Additionally, EdVestors was only three years old in 2005, and we lacked the credibility and heft to inspire confidence as a potential “backbone” organization to coordinate a major citywide public-private partnership. By 2009, we had developed a reliable reputation and established relationships across schools, nonprofits, funders, and civic leaders. Equally if not more important, a new superintendent had arrived in Boston with deep personal passion for the arts and a track record of insisting that arts education be part of how we define an excellent education for all students. This combination of leadership vision and execution was needed to galvanize and sustain a complicated change initiative.

The Right Plan: We learned the hard way that it is critical to have a clear idea of what problem you are trying to solve in a multi-stakeholder effort, or individual agendas can draw you off track. Our initial discussions in 2005 were all over the map: Should we engage in statewide advocacy or target system improvement in Boston? Should we focus on arts integration as the solution or emphasize the importance of direct arts instruction?

The second time around, we understood the potential pitfalls of a process that was too open-ended at the outset. We brought a stronger point of view on what would become key levers of progress: a firm commitment to structuring the initiative’s goals around equitable student access to weekly arts instruction during the school day backed by transparent data measured regularly. All of our investments and incentives were—and remain—aligned with this primary goal.

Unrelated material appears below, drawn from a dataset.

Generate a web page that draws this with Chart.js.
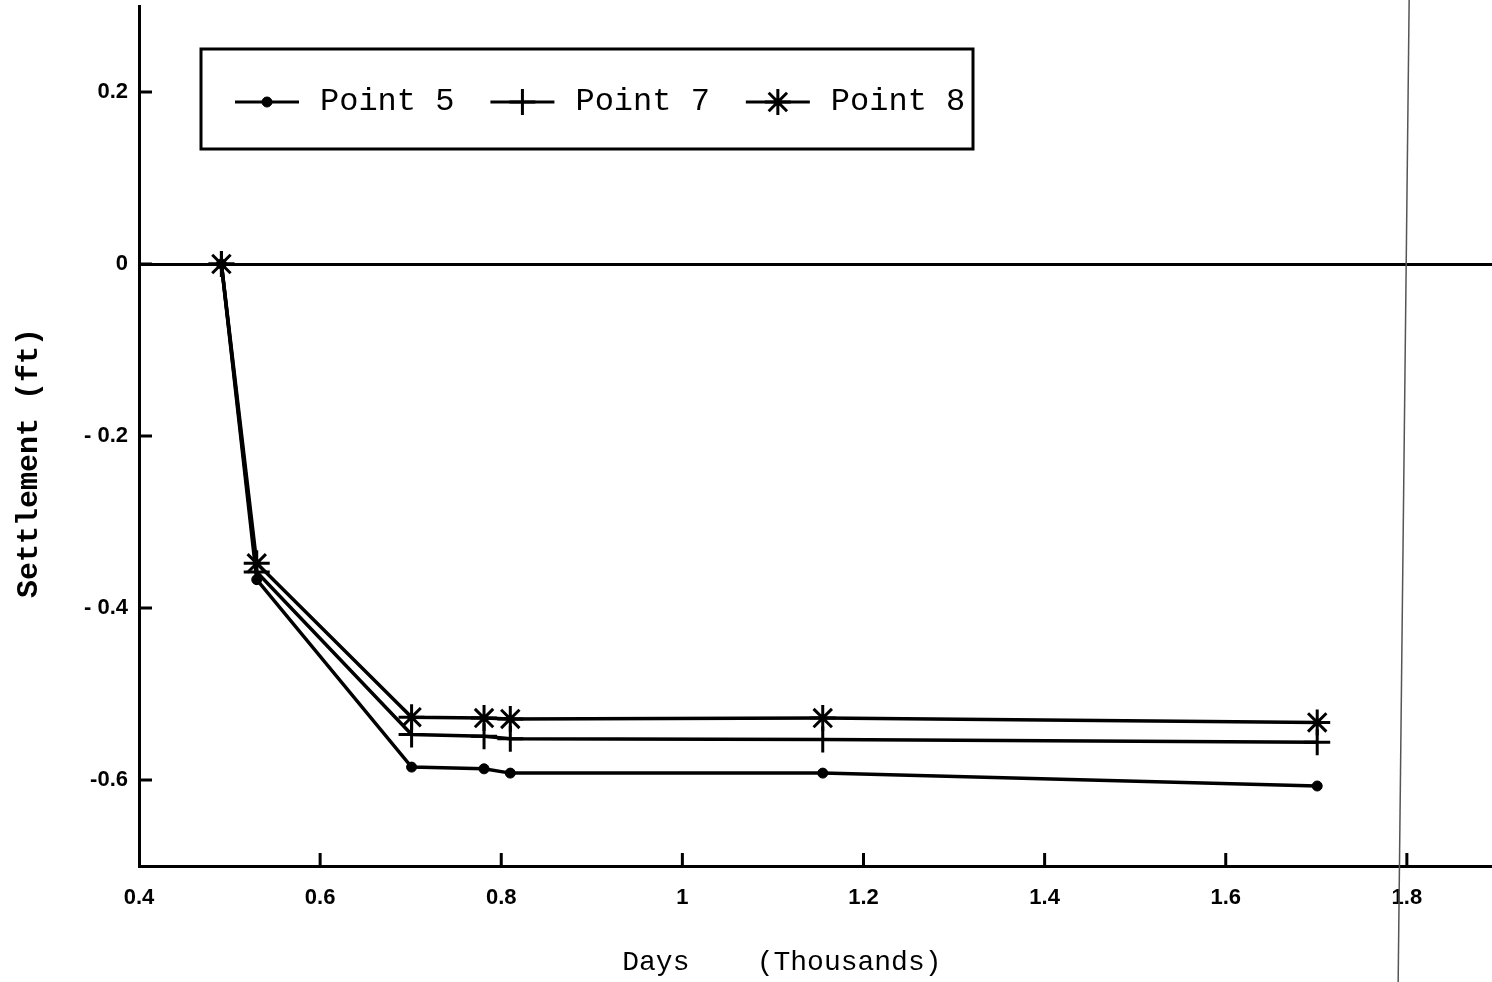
<!DOCTYPE html>
<html lang="en">
<head>
    <meta charset="UTF-8">
    <title>Settlement</title>
    <style>
        html, body { margin: 0; padding: 0; background: #fff; }
        #chart { display: block; }
    </style>
</head>
<body>
    <canvas id="chart" width="1492" height="982"></canvas>

    <script src="https://cdn.jsdelivr.net/npm/chart.js"></script>
    <script>
        // Days (thousands) of each survey
        const days = [0.491, 0.530, 0.701, 0.781, 0.810, 1.155, 1.701];

        // Settlement (ft) of each point
        const point5 = [0, -0.367, -0.585, -0.587, -0.592, -0.592, -0.607];
        const point7 = [0, -0.358, -0.547, -0.549, -0.552, -0.553, -0.556];
        const point8 = [0, -0.348, -0.527, -0.528, -0.529, -0.528, -0.533];

        const seriesNames = ['Point 5', 'Point 7', 'Point 8'];

        // Tick labels
        const xTicks = [0.4, 0.6, 0.8, 1.0, 1.2, 1.4, 1.6, 1.8];
        const xTickLabels = ['0.4', '0.6', '0.8', '1', '1.2', '1.4', '1.6', '1.8'];
        const yTicks = [0.2, 0, -0.2, -0.4, -0.6];
        const yTickLabels = ['0.2', '0', '- 0.2', '- 0.4', '-0.6'];

        const toPoints = (ys) => days.map((d, i) => ({ x: d, y: ys[i] }));

        const tickFont = { family: '"Liberation Sans", Arial, sans-serif', size: 22, weight: 'bold' };

        // ticks that point into the plot, like the original
        const innerTicks = {
            id: 'innerTicks',
            afterDraw(chart) {
                const ctx = chart.ctx, area = chart.chartArea;
                const xs = chart.scales.x, ys = chart.scales.y;
                ctx.save();
                ctx.strokeStyle = '#000';
                ctx.lineWidth = 3;
                ctx.beginPath();
                xTicks.forEach(v => {
                    if (v === xs.min) return;
                    const px = xs.getPixelForValue(v);
                    ctx.moveTo(px, area.bottom);
                    ctx.lineTo(px, area.bottom - 13);
                });
                yTicks.forEach(v => {
                    const py = ys.getPixelForValue(v);
                    ctx.moveTo(area.left, py);
                    ctx.lineTo(area.left + 13, py);
                });
                ctx.stroke();

                // thin scan line near 1.8
                const lx = xs.getPixelForValue(1.797);
                ctx.strokeStyle = '#555';
                ctx.lineWidth = 1.5;
                ctx.beginPath();
                ctx.moveTo(lx + 5, 0);
                ctx.lineTo(lx - 6, chart.height);
                ctx.stroke();
                ctx.restore();
            }
        };

        // boxed legend inside the plot
        const boxLegend = {
            id: 'boxLegend',
            afterDraw(chart) {
                const ctx = chart.ctx, area = chart.chartArea;
                const bx = area.left + 62, by = area.top + 43, bw = 772, bh = 100;
                ctx.save();
                ctx.fillStyle = '#fff';
                ctx.fillRect(bx, by, bw, bh);
                ctx.strokeStyle = '#000';
                ctx.lineWidth = 3;
                ctx.strokeRect(bx, by, bw, bh);

                ctx.font = '32px "Liberation Mono", "Courier New", monospace';
                ctx.textBaseline = 'middle';
                ctx.textAlign = 'left';
                const cy = by + 53;
                let x = bx + 34;
                chart.data.datasets.forEach(ds => {
                    const len = 64;
                    ctx.strokeStyle = '#000';
                    ctx.fillStyle = '#000';
                    ctx.lineWidth = 3;
                    ctx.beginPath();
                    ctx.moveTo(x, cy);
                    ctx.lineTo(x + len, cy);
                    ctx.stroke();
                    ctx.lineWidth = ds.pointBorderWidth;
                    Chart.helpers.drawPoint(ctx, {
                        pointStyle: ds.pointStyle,
                        radius: ds.pointRadius,
                        borderWidth: ds.pointBorderWidth,
                        rotation: 0
                    }, x + len / 2, cy);
                    ctx.fillStyle = '#000';
                    ctx.fillText(ds.label, x + len + 21, cy);
                    x += len + 21 + ctx.measureText(ds.label).width + 36;
                });
                ctx.restore();
            }
        };

        const styles = [
            { pointStyle: 'circle', pointRadius: 5, pointBorderWidth: 1 },
            { pointStyle: 'cross', pointRadius: 13, pointBorderWidth: 3 },
            { pointStyle: 'star', pointRadius: 13, pointBorderWidth: 3 }
        ];

        const datasets = [point5, point7, point8].map((ys, i) => Object.assign({
            label: seriesNames[i],
            data: toPoints(ys),
            borderColor: '#000',
            backgroundColor: '#000',
            borderWidth: 3.5,
            tension: 0,
            fill: false
        }, styles[i]));

        const noPad = (s) => { s.paddingLeft = 0; s.paddingRight = 0; s.paddingTop = 0; s.paddingBottom = 0; };

        const ctx = document.getElementById('chart').getContext('2d');
        new Chart(ctx, {
            type: 'line',
            data: { datasets: datasets },
            options: {
                responsive: false,
                animation: false,
                layout: { autoPadding: false, padding: { top: 6, right: 0, bottom: 0, left: 0 } },
                plugins: {
                    legend: { display: false },
                    tooltip: { enabled: false }
                },
                scales: {
                    x: {
                        type: 'linear',
                        min: 0.4,
                        max: 1.894,
                        afterBuildTicks: s => { s.ticks = xTicks.map(v => ({ value: v })); },
                        afterFit: s => { s.height = 116; noPad(s); },
                        ticks: {
                            color: '#000',
                            font: tickFont,
                            padding: 19,
                            maxRotation: 0,
                            autoSkip: false,
                            callback: (v) => xTickLabels[xTicks.indexOf(v)]
                        },
                        grid: { display: false, drawTicks: false },
                        border: { color: '#000', width: 3 },
                        title: {
                            display: true,
                            text: 'Days    (Thousands)    ',
                            color: '#000',
                            font: { family: '"Liberation Mono", "Courier New", monospace', size: 28 },
                            padding: { top: 0, bottom: 3 }
                        }
                    },
                    y: {
                        type: 'linear',
                        min: -0.7,
                        max: 0.3,
                        afterBuildTicks: s => { s.ticks = yTicks.map(v => ({ value: v })); },
                        afterFit: s => { s.width = 139; noPad(s); },
                        ticks: {
                            color: '#000',
                            font: tickFont,
                            padding: 11,
                            autoSkip: false,
                            callback: (v) => yTickLabels[yTicks.indexOf(v)]
                        },
                        grid: {
                            drawTicks: false,
                            lineWidth: 3,
                            color: (c) => (c.tick && c.tick.value === 0) ? '#000' : 'rgba(0,0,0,0)'
                        },
                        border: { color: '#000', width: 3 },
                        title: {
                            display: true,
                            text: 'Settlement (ft)   ',
                            color: '#000',
                            font: { family: '"Liberation Mono", "Courier New", monospace', size: 30, weight: 'bold' },
                            padding: { top: 11, bottom: 0 }
                        }
                    }
                }
            },
            plugins: [innerTicks, boxLegend]
        });
    </script>
</body>
</html>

We also incorporated deliberate strategies to build buy-in, but without descending into a free-for-all of unrealistic expectations. We started the second planning process with a small circle composed initially of funder, district, and school leaders, and used focus groups and surveys to gather meaningful input. In later stages, we deliberately enlarged the circle of stakeholders, involving more than 100 teachers, school leaders, teaching artists and cultural community leaders, families, and students in shaping the implementation plan to guide the expansion effort. As a result, we were able to build collective ownership in a manageable way to sustain the initiative over time.

The Right Timing: Actually, what we learned in 2009 is that the right leadership and right plan can make the timing right (even when it is not). We started our second planning process in the spring of 2008 and were well underway when the market crashed in the fall. This could have delayed our efforts, in both private fundraising and public investment. But, with a solid vision and plan backed by data, we decided to move forward—and it worked. 

In retrospect, I’m not sure we would have succeeded in 2009 if we hadn’t failed in 2005. It was our First Attempt in Learning, and the lessons we learned positioned us for better lift-off on the second take.